Harrell was making his 14th start and it marked the first time this year he has not surrendered an earned run. It was quite a recovery for Harrell after he loaded the bases in the first and threw 51 pitches through two innings. Over his last five innings, Harrell threw just 48 pitches and retired 12 in a row at one stretch.
"I started pounding the zone and used my sinker to get ahead," Harrell said.
The Astros couldn't reward Harrell's effort with a victory because Kansas City starter Luis Mendoza also threw seven innings of shutout ball. That left the outcome in the hands of the respective bullpens and -- for the second time in the weekend series -- the Royals' bullpen came out on top.
Ambriz got the first hitter in the eighth, but was then victimized by the speed of Royals second baseman Chris Getz. When Getz smacked a grounder into the hole on the right side, second baseman Jose Altuve made a diving stop. But throwing from his knees, Altuve was unable to get Getz streaking down the line. Getz then stole second and scored on Gordon's single past shortstop Ronny Cedeno.
The Astros (22-42) had their chances offensively, but couldn't get the big hit. Jason Castro struck out with a runner at third and one out in the third. Houston put the first two hitters aboard in the seventh, but Mendoza retired the next three. In the eighth against reliever Aaron Crow, the Astros again had two on before Carlos Corporan lined into a double play.
"[Mendoza] did a really good job of pitching us backwards," Porter said. "When we were ahead in the count, it was a lot of offspeed stuff. He settled in and did a good job of mixing his pitches."
The silver lining in the shutout loss was the effort of Harrell. The Astros can only hope the native Missourian will build on Sunday's outing in his home state.
Harrell detected a bit of a mechanical flaw after three consecutive hitters reached in the first inning.

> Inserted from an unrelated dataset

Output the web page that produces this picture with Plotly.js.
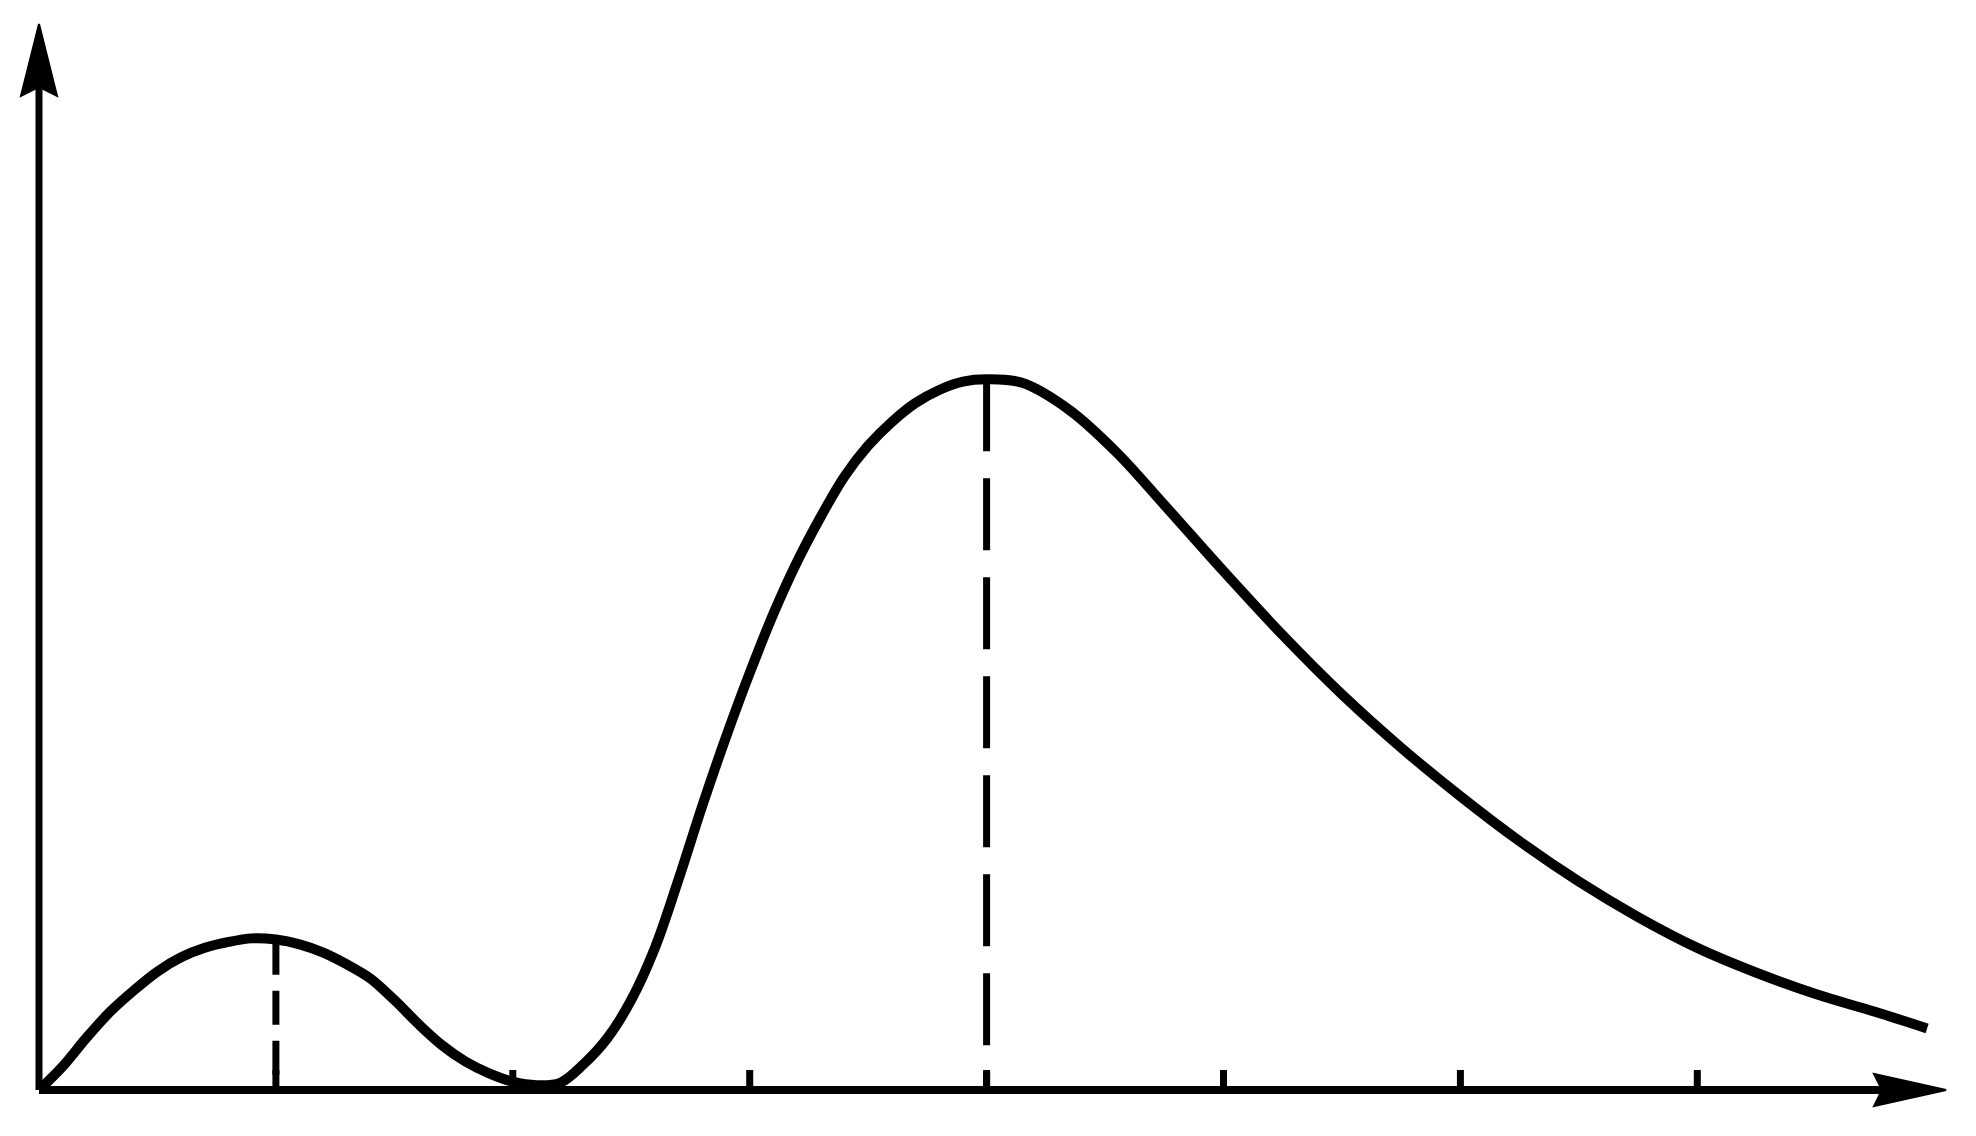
<!DOCTYPE html>
<html>
<head>
<meta charset="utf-8">
<script src="https://cdn.plot.ly/plotly-3.0.1.min.js"></script>
<style>
html,body{margin:0;padding:0;background:#fff;}
#chart{width:1976px;height:1136px;}
</style>
</head>
<body>
<div id="chart"></div>
<script>
// ---- data (x and y in tick units) ----
const curveX = [0, 0.1, 0.2, 0.3, 0.4, 0.5, 0.6, 0.7, 0.8, 0.9, 1.0, 1.1, 1.2, 1.3, 1.4, 1.5, 1.6, 1.7, 1.8, 1.9, 2.0, 2.1, 2.2,
  2.3, 2.4, 2.5, 2.6, 2.7, 2.8, 2.9, 3.0, 3.1, 3.2, 3.3, 3.4, 3.5, 3.6, 3.7, 3.8, 3.9, 4.0,
  4.15, 4.35, 4.55, 4.75, 5.0, 5.25, 5.5, 5.75, 6.0, 6.25, 6.5, 6.75, 7.0, 7.25, 7.5, 7.75, 7.97];
const curveY = [0, 0.10, 0.22, 0.33, 0.42, 0.50, 0.56, 0.60, 0.625, 0.64, 0.635, 0.615, 0.58, 0.53, 0.47, 0.38, 0.28, 0.19, 0.12, 0.07, 0.035, 0.02, 0.03,
  0.11, 0.22, 0.38, 0.60, 0.89, 1.20, 1.49, 1.76, 2.01, 2.23, 2.42, 2.59, 2.72, 2.82, 2.90, 2.955, 2.99, 3.0,
  2.985, 2.87, 2.69, 2.47, 2.19, 1.92, 1.67, 1.445, 1.24, 1.05, 0.88, 0.73, 0.60, 0.495, 0.405, 0.33, 0.26];
const peakX = [1, 4];
const peakY = [0.63, 3.0];
const peakDash = ['34px,16px', '72px,27px'];
const tickX = [1, 2, 3, 4, 5, 6, 7];
const xAxisEnd = 8.05;
const yAxisEnd = 4.5;

// ---- layout geometry ----
const W = 1976, H = 1136;
const UNIT = 236.9;          // pixels per unit
const ORIGIN_PX = 39, ORIGIN_PY = 1090;
const xRange = [-ORIGIN_PX / UNIT, (W - ORIGIN_PX) / UNIT];
const yRange = [-(H - ORIGIN_PY) / UNIT, ORIGIN_PY / UNIT];

const INK = '#000000';
const traces = [];

traces.push({
  type: 'scatter', mode: 'lines', x: curveX, y: curveY,
  line: {color: INK, width: 10, shape: 'spline', smoothing: 1},
  cliponaxis: false, hoverinfo: 'skip', showlegend: false
});

peakX.forEach((px, i) => {
  traces.push({
    type: 'scatter', mode: 'lines', x: [px, px], y: [peakY[i], 0],
    line: {color: INK, width: 7, dash: peakDash[i]},
    hoverinfo: 'skip', showlegend: false
  });
});

const shapes = [];
// axes
shapes.push({type: 'line', xref: 'x', yref: 'y', x0: 0, y0: 0, x1: xAxisEnd - 40 / UNIT, y1: 0,
  line: {color: INK, width: 8}});
shapes.push({type: 'line', xref: 'x', yref: 'y', x0: 0, y0: 0, x1: 0, y1: yAxisEnd - 40 / UNIT,
  line: {color: INK, width: 7}});
// arrow heads
shapes.push({type: 'path', xref: 'x', yref: 'y', xsizemode: 'pixel', ysizemode: 'pixel',
  xanchor: xAxisEnd, yanchor: 0, path: 'M0,0 L-72,16 L-64,0 L-72,-16 Z',
  fillcolor: INK, line: {color: INK, width: 2}});
shapes.push({type: 'path', xref: 'x', yref: 'y', xsizemode: 'pixel', ysizemode: 'pixel',
  xanchor: 0, yanchor: yAxisEnd, path: 'M0,0 L-18,-72 L0,-63 L18,-72 Z',
  fillcolor: INK, line: {color: INK, width: 2}});
// tick marks
tickX.forEach(t => {
  shapes.push({type: 'line', xref: 'x', yref: 'y', ysizemode: 'pixel', yanchor: 0,
    x0: t, x1: t, y0: 0, y1: 20, line: {color: INK, width: 7}});
});

const hidden = {showgrid: false, zeroline: false, showline: false,
  showticklabels: false, ticks: '', fixedrange: true};

const layout = {
  width: W, height: H,
  margin: {l: 0, r: 0, t: 0, b: 0, pad: 0},
  paper_bgcolor: '#ffffff', plot_bgcolor: '#ffffff',
  xaxis: Object.assign({}, hidden, {range: xRange}),
  yaxis: Object.assign({}, hidden, {range: yRange}),
  shapes: shapes,
  showlegend: false
};

Plotly.newPlot('chart', traces, layout, {staticPlot: true, displayModeBar: false});
</script>
</body>
</html>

"I was leaning back a little bit," Harrell said. "I needed to stay taller and make sure my body was in sync with my arm. I was kind of flying off the ball a little bit. I came in and looked at that. When I went back for my warmups, I knew that was something I needed to work on."
Having his personal rooting section in a road game spurred Harrell on.

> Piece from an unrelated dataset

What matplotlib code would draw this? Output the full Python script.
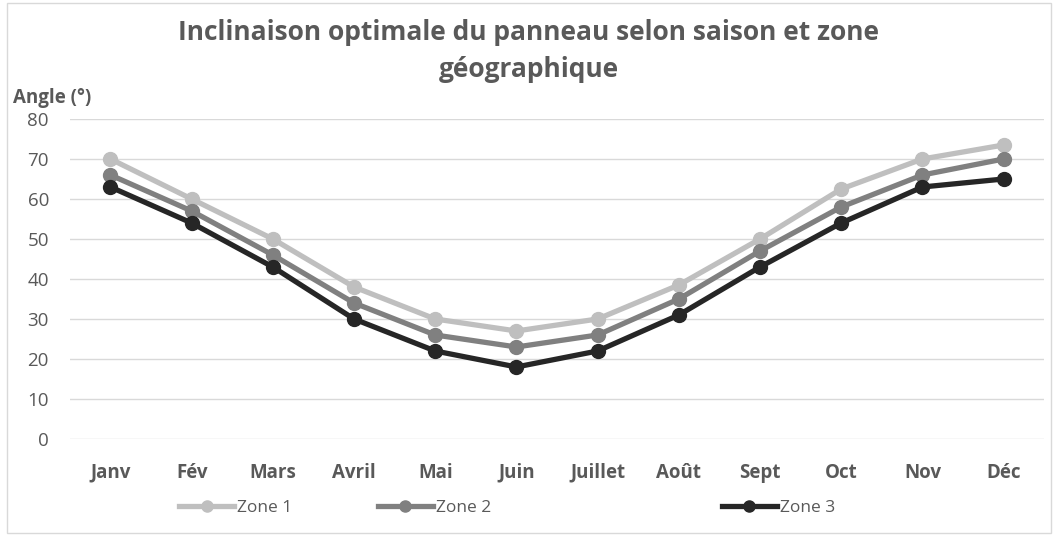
import matplotlib
matplotlib.use("Agg")
import matplotlib.pyplot as plt
from matplotlib.patches import Rectangle

plt.rcParams['font.family'] = ['Open Sans', 'DejaVu Sans']

months = ["Janv", "Fév", "Mars", "Avril", "Mai", "Juin",
          "Juillet", "Août", "Sept", "Oct", "Nov", "Déc"]
zone1 = [70, 60, 50, 38, 30, 27, 30, 38.5, 50, 62.5, 70, 73.5]
zone2 = [66, 57, 46, 34, 26, 23, 26, 35, 47, 58, 66, 70]
zone3 = [63, 54, 43, 30, 22, 18, 22, 31, 43, 54, 63, 65]
series_names = ["Zone 1", "Zone 2", "Zone 3"]
colors = ["#BFBFBF", "#808080", "#262626"]
text_color = "#595959"

fig = plt.figure(figsize=(10.58, 5.36), dpi=100)
ax = fig.add_axes([0.066, 0.181, 0.921, 0.597])

x = range(len(months))
lines = []
for vals, name, c in zip([zone1, zone2, zone3], series_names, colors):
    ln, = ax.plot(x, vals, color=c, lw=3.8, marker="o", markersize=10, label=name)
    lines.append(ln)

ax.set_xlim(-0.5, len(months) - 0.5)
ax.set_ylim(0, 80)
ax.set_yticks(range(0, 81, 10))
ax.yaxis.grid(True, color="#D9D9D9", lw=1)
ax.set_axisbelow(True)
for s in ax.spines.values():
    s.set_visible(False)
ax.tick_params(length=0)
ax.tick_params(axis="y", labelsize=13.5, labelcolor=text_color, pad=15)
ax.set_xticks(list(x))
ax.set_xticklabels(months, fontsize=13.5, fontweight="bold", color=text_color)
ax.tick_params(axis="x", pad=17)

fig.text(0.5, 0.94, "Inclinaison optimale du panneau selon saison et zone",
         ha="center", va="center", fontsize=19, fontweight="bold", color=text_color)
fig.text(0.5, 0.87, "géographique", ha="center", va="center",
         fontsize=19, fontweight="bold", color=text_color)
fig.text(0.012, 0.818, "Angle (°)", ha="left", va="center",
         fontsize=13.5, fontweight="bold", color=text_color)

# separate legend entries like the original layout
legend_x = [0.169, 0.357, 0.682]
for ln, lx in zip(lines, legend_x):
    fig.legend([ln], [ln.get_label()], loc="center left", bbox_to_anchor=(lx, 0.053),
               frameon=False, handlelength=3.2, handletextpad=0.15, markerscale=0.8,
               fontsize=12.5, labelcolor=text_color, borderaxespad=0, borderpad=0)

fig.patches.append(Rectangle((0.007, 0.006), 0.986, 0.988, transform=fig.transFigure,
                             fill=False, edgecolor="#D9D9D9", lw=1))

fig.savefig("out.png", dpi=100)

"It was really nice getting to pitch before a lot of friends and family," Harrell said.
Getz was relieved to see that Harrell was out of the game when Getz came up in the eighth with the goal of igniting a rally.
"Harrell pitched a really nice game," Getz said. "He's a great sinkerballer, so you can't really try to pull a sinkerballer or you just beat it into the ground. That guy [Ambriz] had a straighter fastball, so I was able to pull something and beat it out."
The Astros headed on to Seattle knowing they were in position to win two of the three games against the Royals. But the offense didn't respond for Jordan Lyles on Friday or Harrell on Sunday.
"We needed a couple of hits here and there," first baseman Carlos Pena said. "We aren't catching any breaks right now, but it'll come."